A NASA probe touched a rocky, dusty asteroid 200 million miles from Earth today and collected samples that could date to the formation of the universe itself. It was a big success for the space agency in what is being called “one of the most ambitious space missions ever attempted.”
If the OSIRIS-REx probe can complete its remaining stay in the vicinity of the asteroid Bennu and return the samples home to Earth on schedule in 2023, scientists expect to learn about the early Solar System and perhaps clues about the origin of life on Earth. Asteroids circle the Sun just as the Earth does, and some scientists speculate asteroid fragments called meteorites may even have delivered “life-forming compounds” to our home planet.
All of that and more was justification for the mission and the source of hope for what it might produce, but Tuesday was a day for NASA and the mission team to celebrate in COVID-19 masks something big and never done before. Celebrating with the operations team was NASA’s Marshall Space Flight Center in Huntsville, Ala., which manages NASA’s New Frontiers Program of missions like OSIRIS-REx with medium price tags and high-science-return possibilities.
The operations team includes NASA’s Goddard Space Flight Center in Greenbelt, Maryland, which provided overall mission management; Dante Lauretta of the University of Arizona, Tucson, the lead mission scientist; and Lockheed Martin Space in Denver that built the spacecraft. The spacecraft’s name, OSIRIS-REx, stands for “Origins, Spectral Interpretation, Resource Identification, and Security-Regolith Explorer.”

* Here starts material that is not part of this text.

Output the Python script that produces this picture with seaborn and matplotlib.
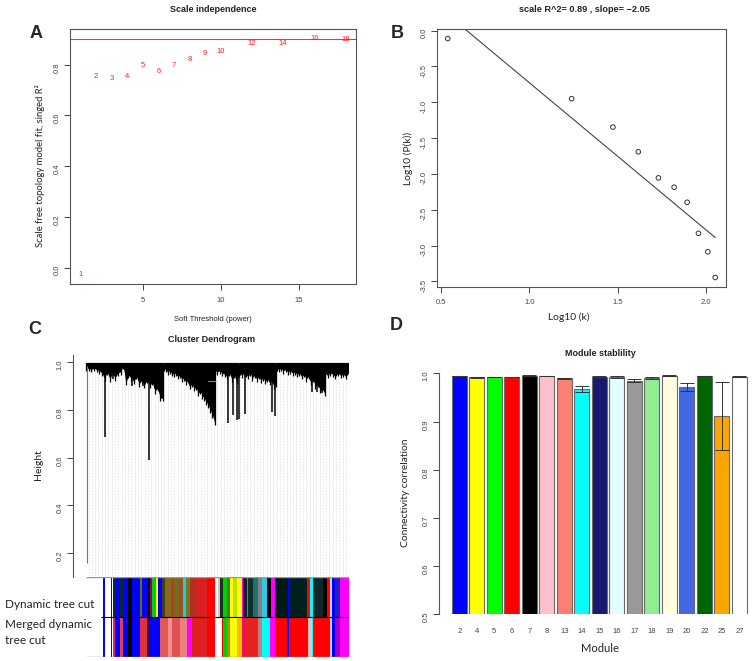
import numpy as np
import matplotlib
matplotlib.use("Agg")
import matplotlib.pyplot as plt
import seaborn as sns

# ---------------- Panel A: scale independence ----------------
powers = [1, 2, 3, 4, 5, 6, 7, 8, 9, 10, 12, 14, 16, 18]
sft_r2 = [-0.028, 0.754, 0.746, 0.753, 0.795, 0.771, 0.796, 0.820, 0.845,
          0.852, 0.881, 0.883, 0.901, 0.899]
r2_cut = 0.90

# ---------------- Panel B: scale-free fit ----------------
log_k = [0.537, 1.239, 1.473, 1.617, 1.731, 1.820, 1.894, 1.958, 2.011, 2.053]
log_pk = [-0.112, -0.951, -1.347, -1.692, -2.056, -2.186, -2.396, -2.829,
          -3.087, -3.445]
fit_slope = -2.05
fit_intercept = 1.32
fit_r2 = 0.89

# ---------------- Panel C: dendrogram (leaf units 0..263) ----------------
blk_start = [0, 77.5, 129, 153.5, 190.5, 239]
blk_end = [77, 128.5, 153, 190, 238.5, 262.5]
blk_top = 0.997
blk1_bottom = [0.975, 0.975, 0.97, 0.975, 0.97, 0.965, 0.955, 0.935, 0.96, 0.93,
               0.955, 0.935, 0.955, 0.96, 0.985, 0.915, 0.945, 0.935, 0.92, 0.94,
               0.91, 0.925, 0.905, 0.925, 0.905, 0.915, 0.88, 0.89, 0.85, 0.85]
blk2_bottom = [0.975, 0.97, 0.96, 0.965, 0.955, 0.95, 0.955, 0.94, 0.945, 0.93,
               0.935, 0.915, 0.925, 0.90, 0.91, 0.89, 0.895, 0.87, 0.88, 0.86,
               0.85, 0.835, 0.82, 0.80, 0.78, 0.75]
blk3_bottom = [0.965, 0.96, 0.965, 0.955, 0.95, 0.94, 0.955, 0.93, 0.945, 0.92, 0.95]
blk4_bottom = [0.96, 0.945, 0.955, 0.95, 0.94, 0.955, 0.935, 0.945, 0.93, 0.94,
               0.925, 0.935, 0.92, 0.93, 0.915, 0.925, 0.90, 0.91]
blk5_bottom = [0.975, 0.97, 0.975, 0.965, 0.97, 0.96, 0.965, 0.955, 0.96, 0.95,
               0.955, 0.94, 0.95, 0.93, 0.94, 0.915, 0.93, 0.90, 0.91, 0.885,
               0.89, 0.872]
blk6_bottom = [0.955, 0.945, 0.955, 0.95, 0.94, 0.955, 0.945, 0.95, 0.94, 0.955]
spike_leaf = [19, 63.3, 27, 46.3, 57.3, 69, 104, 120, 142.3, 146.7, 150.7, 153.3,
              158.7, 185.7, 189, 225.7, 231, 236]
spike_bottom = [0.688, 0.59, 0.93, 0.90, 0.90, 0.89, 0.90, 0.86, 0.746, 0.778,
                0.757, 0.764, 0.785, 0.792, 0.774, 0.877, 0.875, 0.872]
outlier_leaf = 0.7
outlier_bottom = 0.158

dyn_start = [17.3, 24.7, 27.3, 30, 34, 36.7, 42.3, 45.7, 54, 55.7, 60.7, 64, 65.7,
             70, 71.7, 75.7, 79, 85, 88, 93, 97.3, 100, 104, 109, 120.7,
             132.3, 134, 137.3, 140.7, 144, 147.3, 150.7, 155.7, 157.3, 160.7,
             162.3, 167.3, 172.3, 175.7, 180.7, 185, 189, 202.3, 204, 220.7, 224,
             227.3, 237.3, 240.7, 244, 245.7, 249, 254]
dyn_end = [18.7, 26, 30, 34, 36.7, 42.3, 45.7, 54, 55.7, 60.7, 64, 65.7, 70,
           71.7, 75.7, 79, 85, 88, 93, 97.3, 100, 104, 109, 120.7, 129,
           134, 137.3, 140.7, 144, 147.3, 150.7, 155.7, 157.3, 160.7, 162.3,
           167.3, 172.3, 175.7, 180.7, 185, 189, 202.3, 204, 220.7, 224, 227.3,
           237.3, 240.7, 244, 245.7, 249, 254, 263]
dyn_col = ["#0000ff", "#0000ff", "#0a2a2a", "#0000ff", "#0a2a2a", "#0000ff",
           "#000000", "#0000ff", "#6b6b10", "#0000ff", "#000000", "#800080",
           "#00d000", "#ffff00", "#0000ff", "#404010", "#8a6a1a", "#b04020",
           "#7a6a20", "#a05020", "#00e0e0", "#807020", "#b03020", "#d82020",
           "#ff0000",
           "#c8c8c8", "#203020", "#00d000", "#4a7a30", "#ffff00", "#c0e000",
           "#ffff00", "#ff00ff", "#102020", "#20a0a0", "#103030", "#207070",
           "#808080", "#30c8e8", "#000000", "#ff00ff", "#001818", "#0000ff",
           "#002020", "#ff0000", "#00ffff", "#0a2828", "#000000", "#ff0000",
           "#d0d0d0", "#0000ff", "#2020c0", "#ff00ff"]

mrg_start = [17.3, 24.7, 27.3, 29, 34, 37.3, 42.3, 45.7, 54, 60.7, 64, 74, 82,
             86, 94, 100.7, 105.7, 120.7,
             135.7, 137.3, 140.7, 144, 150.7, 155.7, 159, 172.3, 175.7, 184,
             189, 200.7, 203, 222.3, 225.7, 227.3, 244, 245.7, 249, 254]
mrg_end = [18.7, 26, 29, 34, 37.3, 42.3, 45.7, 54, 60.7, 64, 74, 82, 86, 94,
           100.7, 105.7, 120.7, 129,
           137.3, 140.7, 144, 150.7, 155.7, 159, 172.3, 175.7, 184, 189,
           200.7, 203, 222.3, 225.7, 227.3, 244, 245.7, 249, 254, 263]
mrg_col = ["#0000ff", "#0000ff", "#e0206a", "#0000ff", "#e04060", "#0000ff",
           "#000000", "#0000ff", "#e03040", "#400030", "#0000ff", "#e05858",
           "#f09090", "#e05050", "#ec8080", "#ff00ff", "#e02020", "#ff0000",
           "#ff0000", "#00d000", "#c08020", "#ffff00", "#f0c000", "#f01060",
           "#e82020", "#c08080", "#00ffff", "#ff00ff", "#ff0000", "#0000ff",
           "#ff0000", "#f0c0c0", "#00ffff", "#ff0000", "#c8c8c8", "#0000ff",
           "#a000c0", "#ff00ff"]

# ---------------- Panel D: module stability ----------------
modules = ["2", "4", "5", "6", "7", "8", "13", "14", "15", "16", "17", "18",
           "19", "20", "22", "25", "27"]
stab_mean = [0.9945, 0.992, 0.992, 0.992, 0.995, 0.9945, 0.990, 0.9675, 0.993,
             0.992, 0.985, 0.990, 0.995, 0.972, 0.9945, 0.911, 0.993]
stab_err = [0.0005, 0.001, 0.0007, 0.0007, 0.0005, 0.0005, 0.001, 0.007, 0.0006,
            0.0015, 0.0035, 0.0015, 0.001, 0.0085, 0.0005, 0.070, 0.0008]
mod_colors = ["#0000FF", "#FFFF00", "#00FF00", "#FF0000", "#000000", "#FFC0CB",
              "#FA8072", "#00FFFF", "#191970", "#E0FFFF", "#999999", "#90EE90",
              "#FFFFE0", "#4169E1", "#006400", "#FFA500", "#FFFFFF"]

# ---------------- figure ----------------
sns.set_style("white")
plt.rcParams["font.family"] = ["Liberation Sans", "DejaVu Sans"]
LAB = ["Lato", "DejaVu Sans"]
TICK_C = "#444444"
SPINE_C = "#555555"

W, H = 753, 661
fig = plt.figure(figsize=(W / 100, H / 100), dpi=100)


def ax_px(x0, y0, x1, y1):
    return fig.add_axes([x0 / W, 1 - y1 / H, (x1 - x0) / W, (y1 - y0) / H])


def ftext(x, y, s, **kw):
    fig.text(x / W, 1 - y / H, s, **kw)


def style(ax, sides):
    for s in ["left", "right", "top", "bottom"]:
        ax.spines[s].set_visible(s in sides)
        ax.spines[s].set_color(SPINE_C)
        ax.spines[s].set_linewidth(0.8)
    ax.tick_params(colors=TICK_C, labelcolor=TICK_C, length=4, width=0.7,
                   labelsize=5.5, pad=3, direction="out")
    ax.tick_params(axis="y", labelrotation=90)
    ax.tick_params(left="left" in sides, bottom="bottom" in sides)
    ax.grid(False)


# ---- A ----
axA = ax_px(70, 29, 356, 284)
style(axA, ["left", "right", "top", "bottom"])
axA.set_xlim(0.32, 18.68)
axA.set_ylim(-0.065, 0.94)
axA.axhline(r2_cut, color="#ff3030", lw=0.8)
for p, r in zip(powers, sft_r2):
    axA.text(p, r, str(p), color="#ff2020", ha="center", va="center", fontsize=5.5)
axA.set_xticks([5, 10, 15])
axA.set_yticks([0.0, 0.2, 0.4, 0.6, 0.8])
axA.set_yticklabels(["0.0", "0.2", "0.4", "0.6", "0.8"])
axA.tick_params(axis="x", pad=5)
ftext(213, 10, "Scale independence", ha="center", va="center", fontsize=6.5,
      fontweight="bold", color="#222222")
ftext(213, 319, "Soft Threshold (power)", ha="center", va="center", fontsize=5.5,
      color="#222222")
ftext(40, 166, "Scale free topology model fit, singed R\u00b2", ha="center",
      va="center", rotation=90, fontsize=6.8, family=LAB, color="#222222")
ftext(36, 34, "A", ha="center", va="center", fontsize=13, fontweight="bold")

# ---- B ----
axB = ax_px(437, 29, 726, 287)
style(axB, ["left", "right", "top", "bottom"])
sns.scatterplot(x=log_k, y=log_pk, ax=axB, s=11, marker="o", facecolors="none",
                edgecolor="#333333", linewidth=0.7)
fit_x = np.array([log_k[0], log_k[-1]])
sns.lineplot(x=fit_x, y=fit_intercept + fit_slope * fit_x, ax=axB, color="#444444",
             lw=0.8)
axB.set_xlim(0.476, 2.114)
axB.set_ylim(-3.578, 0.021)
axB.set_xticks([0.5, 1.0, 1.5, 2.0])
axB.set_xticklabels(["0.5", "1.0", "1.5", "2.0"])
axB.set_yticks([0.0, -0.5, -1.0, -1.5, -2.0, -2.5, -3.0, -3.5])
axB.set_yticklabels(["0.0", "-0.5", "-1.0", "-1.5", "-2.0", "-2.5", "-3.0", "-3.5"])
axB.tick_params(axis="x", pad=5)
ftext(584, 10, f"scale R^2= {fit_r2:.2f} , slope= \u2212{abs(fit_slope):.2f}",
      ha="center", va="center", fontsize=6.6, fontweight="bold", color="#222222")
ftext(569, 317, "Log10 (k)", ha="center", va="center", fontsize=7.4, family=LAB,
      color="#222222")
ftext(408, 158, "Log10 (P(k))", ha="center", va="center", rotation=90,
      fontsize=7.4, family=LAB, color="#222222")
ftext(397, 34, "B", ha="center", va="center", fontsize=13, fontweight="bold")

# ---- C dendrogram ----
axC = ax_px(73, 355, 349, 577)
style(axC, ["left"])
axC.set_xlim(-13, 263)
axC.set_ylim(0.1, 1.0306)
axC.set_xticks([])
axC.set_yticks([0.2, 0.4, 0.6, 0.8, 1.0])
axC.vlines(np.arange(2.5, 263, 3.3), 0.1, 0.975, colors="#d2d2d2",
           linestyles=(0, (1, 1.2)), lw=0.5, zorder=0)
axC.hlines(0.998, 0, 263, color="#8a8a8a", lw=1.0, zorder=1)
for s, e, bottoms in zip(blk_start, blk_end,
                         [blk1_bottom, blk2_bottom, blk3_bottom, blk4_bottom,
                          blk5_bottom, blk6_bottom]):
    xs = np.linspace(s, e, len(bottoms))
    axC.fill_between(xs, bottoms, blk_top, color="black", lw=0, zorder=2)
    axC.vlines(xs, np.subtract(bottoms, 0.012), blk_top, color="black", lw=0.9,
               zorder=2)
    axC.fill_between([s, e], 0.975, blk_top, color="black", lw=0, zorder=2)
axC.vlines(spike_leaf, spike_bottom, 0.97, color="black", lw=1.1, zorder=2)
axC.vlines(outlier_leaf, outlier_bottom, 0.985, color="#777777", lw=0.8, zorder=2)
axC.plot([122, 129], [0.92, 0.92], color="#888888", lw=0.8)
ftext(212, 339, "Cluster Dendrogram", ha="center", va="center", fontsize=6.5,
      fontweight="bold", color="#222222")
ftext(39, 465, "Height", ha="center", va="center", rotation=90, fontsize=7.5,
      family=LAB, color="#222222")
ftext(35, 330, "C", ha="center", va="center", fontsize=13, fontweight="bold")

# ---- C colour rows ----
axCol = ax_px(86, 577, 349, 657)
for s in axCol.spines.values():
    s.set_visible(False)
axCol.set_xlim(0, 263)
axCol.set_ylim(2, 0)
axCol.set_xticks([])
axCol.set_yticks([])
axCol.bar(dyn_start, 1, width=np.subtract(dyn_end, dyn_start), bottom=0,
          align="edge", color=dyn_col, lw=0)
axCol.bar(mrg_start, 1, width=np.subtract(mrg_end, mrg_start), bottom=1,
          align="edge", color=mrg_col, lw=0)
axCol.hlines(1, 15, 263, color="black", lw=0.8)
axCol.hlines([0.01, 1.99], 0, 263, color="#999999", lw=1.0)
ftext(5, 604, "Dynamic tree cut", ha="left", va="center", fontsize=8.5, family=LAB,
      color="#222222")
ftext(5, 624, "Merged dynamic", ha="left", va="center", fontsize=8.5, family=LAB,
      color="#222222")
ftext(5, 641, "tree cut", ha="left", va="center", fontsize=8.5, family=LAB,
      color="#222222")

# ---- D ----
axD = ax_px(439.3, 373.3, 753, 614.3)
style(axD, ["left"])
sns.barplot(x=modules, y=stab_mean, hue=modules, palette=mod_colors, legend=False,
            ax=axD, width=0.84, edgecolor="#6a6a6a", linewidth=0.8, saturation=1)
axD.errorbar(np.arange(len(modules)), stab_mean, yerr=stab_err, fmt="none",
             ecolor="#333333", elinewidth=0.7, capsize=5, capthick=0.7)
axD.set_ylim(0.5, 1.0)
axD.set_xlim(-1.14, 16.78)
axD.set_yticks([0.5, 0.6, 0.7, 0.8, 0.9, 1.0])
axD.set_yticklabels(["0.5", "0.6", "0.7", "0.8", "0.9", "1.0"])
axD.tick_params(axis="x", length=0, pad=10)
axD.set_xlabel("")
axD.set_ylabel("")
ftext(600, 353, "Module stablility", ha="center", va="center", fontsize=6.5,
      fontweight="bold", color="#222222")
ftext(600, 648, "Module", ha="center", va="center", fontsize=8, family=LAB,
      color="#222222")
ftext(406, 493, "Connectivity correlation", ha="center", va="center", rotation=90,
      fontsize=7.4, family=LAB, color="#222222")
ftext(396, 326, "D", ha="center", va="center", fontsize=13, fontweight="bold")

fig.savefig("out.png", dpi=100)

The scope of the mission was huge. Bennu is about the size of the Empire State Building and 200 million miles away. It is a fragment NASA calls “a time capsule from the early solar system … preserved by the vacuum of space.” To make its grab-and-go, OSIRIS-REx fired its thrusters today to move out of orbit around Bennu, extended an 11-foot sampling arm, lowered that arm slowly to hover over the target site, and then touched the surface. There, it fired a burst of nitrogen gas to lift dust and small rocks into its sampling arm’s collector. The maneuver “was historic,” said Lori Glaze, Planetary Science Division director at NASA Headquarters in Washington.
“This amazing first for NASA demonstrates how an incredible team from across the country came together and persevered through incredible challenges to expand the boundaries of knowledge,” said NASA Administrator Jim Bridenstine. “Our industry, academic, and international partners have made it possible to hold a piece of the most ancient solar system in our hands.”